Three years ago, Spiegelman’s team showed that the type I transmembrane protein FNDC5 is upregulated in muscle during exercise in both mice and humans. The researchers had also reported that, during physical activity, the protein’s extracellular portion—which they called irisin—is cleaved and released into the blood stream.
This March, a team led by investigators at Germany’s Leibniz Institute for Farm Animal Biology questioned the quality of...
For their latest analysis, Spiegelman, Steven Gygi, and colleagues used tandem mass spectrometry—a method that does not rely on antibodies—to detect irisin.
“This study fairly clearly demonstrates the existence of irisin in circulation in humans and changes of its levels post-exercise,” Philipp Scherer, who studies adipogenesis at the University of Texas Southwestern Medical Center but was not involved in the work, told The Scientist in an email.
Sven Enerbäck, who studies adipose tissue at the Gothenburg University in Sweden and was also not involved in the work, agreed. “Using state-of-the-art mass spectrometry, the authors show irisin in circulation—the strongest evidence for irisin in humans,” he said.
“There is no next level of analysis,” said Spiegelman. “This is down to, literally, the atomic level.”
Following up on their 2012 work, for the present study, the team first removed the most abundant plasma proteins—albumin and immunoglobulin—from human plasma samples collected from sedentary volunteers as well as those who had aerobic interval training. The researchers then spiked the plasma with two irisin-specific peptides labeled with stable, heavy isotopes. These peptides, which do not map to any other proteins in the annotated human genome, allowed the researchers to identify the chemically identical—but physically different—native irisin. “[These heavy peptides] let us to follow exactly where irisin would go in the mass spec,” explained Spiegelman.
The team also used the two synthetic irisin peptides to investigate the irisin mRNA translation start site. One encoded part of the protein downstream from the ATA translation start site but upstream of the first ATG codon within the mRNA, while the other was downstream from both. Because both native peptides were present in circulation in similar quantities, the researchers confirmed the previously reported ATA start codon.

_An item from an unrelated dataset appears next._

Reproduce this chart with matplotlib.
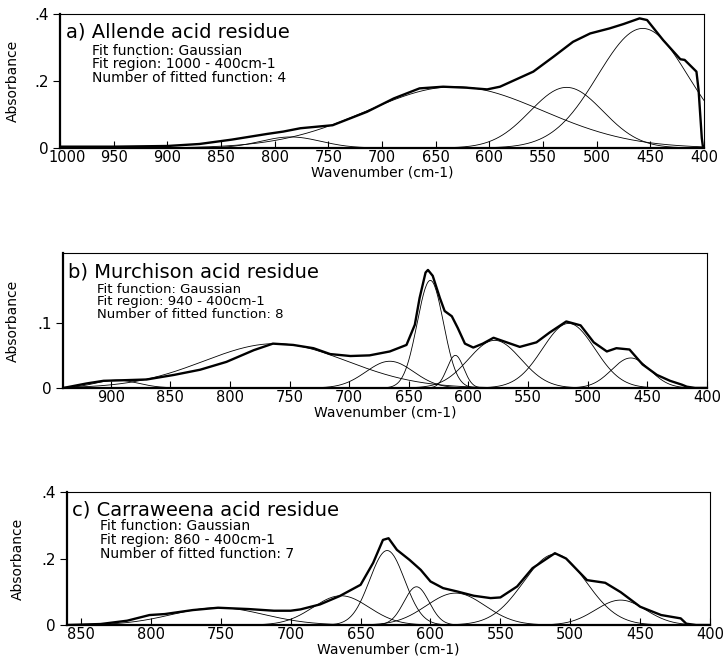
import numpy as np
import matplotlib
matplotlib.use("Agg")
import matplotlib.pyplot as plt
from matplotlib.transforms import ScaledTranslation

a_wn = [1000, 950, 900, 870, 840, 807, 792, 776, 746, 714, 689, 665, 643, 621,
        602, 590, 559, 540, 522, 506, 488, 475, 460, 453, 438, 422, 418, 407,
        405, 402, 401, 400]
a_abs = [0.004, 0.004, 0.006, 0.012, 0.025, 0.042, 0.049, 0.059, 0.068, 0.108,
         0.148, 0.178, 0.183, 0.180, 0.175, 0.183, 0.228, 0.273, 0.317, 0.342,
         0.357, 0.370, 0.387, 0.382, 0.322, 0.265, 0.263, 0.228, 0.173, 0.029,
         0.005, 0.005]
# fitted gaussians: centre, height, sigma
a_centers = [785, 632, 528, 457]
a_heights = [0.033, 0.183, 0.181, 0.357]
a_sigmas = [28, 82, 34, 42]

# ---- panel b: Murchison ----
b_wn = [940, 937, 920, 906, 887, 870, 847, 825, 803, 780, 764, 747, 730, 716,
        699, 683, 666, 652, 645, 641, 636, 634, 630, 624, 620, 614, 609, 603,
        596, 588, 579, 568, 557, 543, 532, 518, 506, 495, 484, 476, 465, 454,
        442, 431, 421, 417, 410, 400]
b_abs = [0.000, 0.001, 0.007, 0.011, 0.012, 0.013, 0.020, 0.028, 0.040, 0.058,
         0.068, 0.066, 0.061, 0.052, 0.049, 0.050, 0.056, 0.066, 0.097, 0.138,
         0.177, 0.181, 0.172, 0.138, 0.118, 0.110, 0.092, 0.068, 0.062, 0.068,
         0.077, 0.070, 0.063, 0.070, 0.085, 0.102, 0.096, 0.070, 0.056, 0.061,
         0.059, 0.036, 0.020, 0.011, 0.005, 0.002, 0.000, 0.000]
b_centers = [895, 762, 666, 632, 611, 578, 516, 464]
b_heights = [0.012, 0.068, 0.041, 0.165, 0.050, 0.073, 0.099, 0.046]
b_sigmas = [18, 60, 20, 11, 7, 22, 22, 16]

# ---- panel c: Carraweena ----
c_wn = [860, 836, 817, 801, 790, 770, 752, 730, 712, 700, 693, 679, 665, 650,
        641, 634, 630, 624, 615, 607, 600, 591, 581, 569, 557, 550, 538, 527,
        511, 503, 488, 475, 464, 450, 435, 421, 417, 410, 400]
c_abs = [0.000, 0.003, 0.013, 0.030, 0.033, 0.045, 0.052, 0.048, 0.043, 0.043,
         0.047, 0.062, 0.087, 0.121, 0.187, 0.256, 0.261, 0.226, 0.196, 0.166,
         0.131, 0.111, 0.101, 0.088, 0.081, 0.083, 0.116, 0.171, 0.216, 0.200,
         0.135, 0.127, 0.099, 0.055, 0.030, 0.020, 0.004, 0.000, 0.000]
c_centers = [752, 664, 631, 610, 582, 511, 464]
c_heights = [0.052, 0.088, 0.224, 0.115, 0.096, 0.213, 0.075]
c_sigmas = [33, 20, 12.5, 9, 21, 22.5, 18]

titles = ["a) Allende acid residue", "b) Murchison acid residue",
          "c) Carraweena acid residue"]
fit_regions = ["1000 - 400cm-1", "940 - 400cm-1", "860 - 400cm-1"]
n_fitted = [4, 8, 7]

a_xticks = [1000, 950, 900, 850, 800, 750, 700, 650, 600, 550, 500, 450, 400]
b_xticks = [900, 850, 800, 750, 700, 650, 600, 550, 500, 450, 400]
c_xticks = [850, 800, 750, 700, 650, 600, 550, 500, 450, 400]
a_yticks = [0, 0.2, 0.4]
b_yticks = [0, 0.1]
c_yticks = [0, 0.2, 0.4]
a_ylabels = ["0", ".2", ".4"]
b_ylabels = ["0", ".1"]
c_ylabels = ["0", ".2", ".4"]


def gauss(x, c, h, s):
    return h * np.exp(-(x - c) ** 2 / (2 * s ** 2))


def draw_panel(ax, wn, ab, centers, heights, sigmas, xstart, ylim,
               xticks, yticks, ylabels, idx, txt_pos, ylab_x, sub_fs):
    x = np.linspace(xstart, 400, 800)
    for c, h, s in zip(centers, heights, sigmas):
        ax.plot(x, gauss(x, c, h, s), color="black", lw=0.6)
    ax.plot(wn, ab, color="black", lw=1.7, solid_joinstyle="round")
    ax.set_xlim(xstart, 400)
    ax.set_ylim(*ylim)
    ax.set_xticks(xticks)
    ax.set_xticklabels([str(t) for t in xticks], fontsize=10.5)
    ax.set_yticks(yticks)
    ax.set_yticklabels(ylabels, fontsize=11)
    ax.tick_params(axis="x", direction="in", length=5, width=0.8, pad=1.5)
    ax.tick_params(axis="y", direction="out", length=5, width=0.8, pad=3)
    for side in ["top", "right"]:
        ax.spines[side].set_linewidth(0.8)
    for side in ["bottom", "left"]:
        ax.spines[side].set_linewidth(1.6)
    ax.set_xlabel("Wavenumber (cm-1)", fontsize=10, labelpad=0.5)
    ax.set_ylabel("Absorbance", fontsize=10)
    ax.yaxis.set_label_coords(ylab_x, 0.5)
    tx, ty, sx, sy, dy = txt_pos
    ax.text(tx, ty, titles[idx], transform=ax.transAxes, fontsize=14)
    lines = ["Fit function: Gaussian", "Fit region: " + fit_regions[idx],
             "Number of fitted function: " + str(n_fitted[idx])]
    for k, line in enumerate(lines):
        ax.text(sx, sy - k * dy, line, transform=ax.transAxes, fontsize=sub_fs)


fig = plt.figure(figsize=(7.27, 6.64), dpi=100)
ax1 = fig.add_axes([0.0825, 0.7771, 0.8858, 0.2018])
ax2 = fig.add_axes([0.0867, 0.4157, 0.8858, 0.2033])
ax3 = fig.add_axes([0.0922, 0.0587, 0.8845, 0.2003])

draw_panel(ax1, a_wn, a_abs, a_centers, a_heights, a_sigmas, 1000, (0, 0.4),
           a_xticks, a_yticks, a_ylabels, 0,
           (0.009, 0.828, 0.049, 0.694, 0.099), -0.062, 10)
draw_panel(ax2, b_wn, b_abs, b_centers, b_heights, b_sigmas, 940, (0, 0.207),
           b_xticks, b_yticks, b_ylabels, 1,
           (0.008, 0.822, 0.053, 0.704, 0.093), -0.067, 9.5)
draw_panel(ax3, c_wn, c_abs, c_centers, c_heights, c_sigmas, 860, (0, 0.4),
           c_xticks, c_yticks, c_ylabels, 2,
           (0.008, 0.827, 0.051, 0.714, 0.105), -0.065, 10)

# the "1000" label sits a little right of its tick in the original
first = ax1.get_xticklabels()[0]
first.set_transform(first.get_transform() +
                    ScaledTranslation(7 / 100, 0, fig.dpi_scale_trans))

fig.savefig("out.png", dpi=100)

Circulating blood irisin levels were about 3.6 nanograms per milliliter (ng/mL) in sedentary individuals, and slightly higher—4.3 ng/mL—in those who did aerobic internal training. “This is the level at which many biologically active hormones circulate,” said Spiegelman.
“This quantitative mass spectrometry analysis is a major step forward to understand how this hormone affects human metabolism,” said Francesco Celi of the Virginia Commonwealth University Medical Center who also studies irisin but was not involved in the work.
But Harold Erickson, a cell biologist at Duke University in Durham, North Carolina, who was an author on a study disputing the existence of irisin, is still not entirely convinced. “The mass spectrometry seems to be done very correctly but I think it is still a possibility that the 3 ng/mL concentration [protein] is a contaminant of some sort,” he told The Scientist. Citing a 2013 paper that showed very low translation of the human FNDC5 gene from the ATA compared to the ATG codon, Erickson said he is skeptical that humans have retained functional FNDC5.
Spiegelman’s lab previously showed that irisin could induce the browning of white fat, turning fat from inert to metabolically active. Using knockout and transgenic mice, his team is now investigating the hormone’s mechanism of action and whether irisin has additional functions related to exercise. “How many other [exercise-related] things that can be embodied by irisin is what is exciting for me,” said Spiegelman.
With these latest results in hand, said Enerbäck, “the field can now turn to evaluating the effects of irisin on human physiology.”
M.P. Jedrychowski et al., “Detection and quantitation of circulating human irisin by tandem mass spectrometry,” Cell Metabolism, doi:10.1016/j.cmet.2015.08.001, 2015.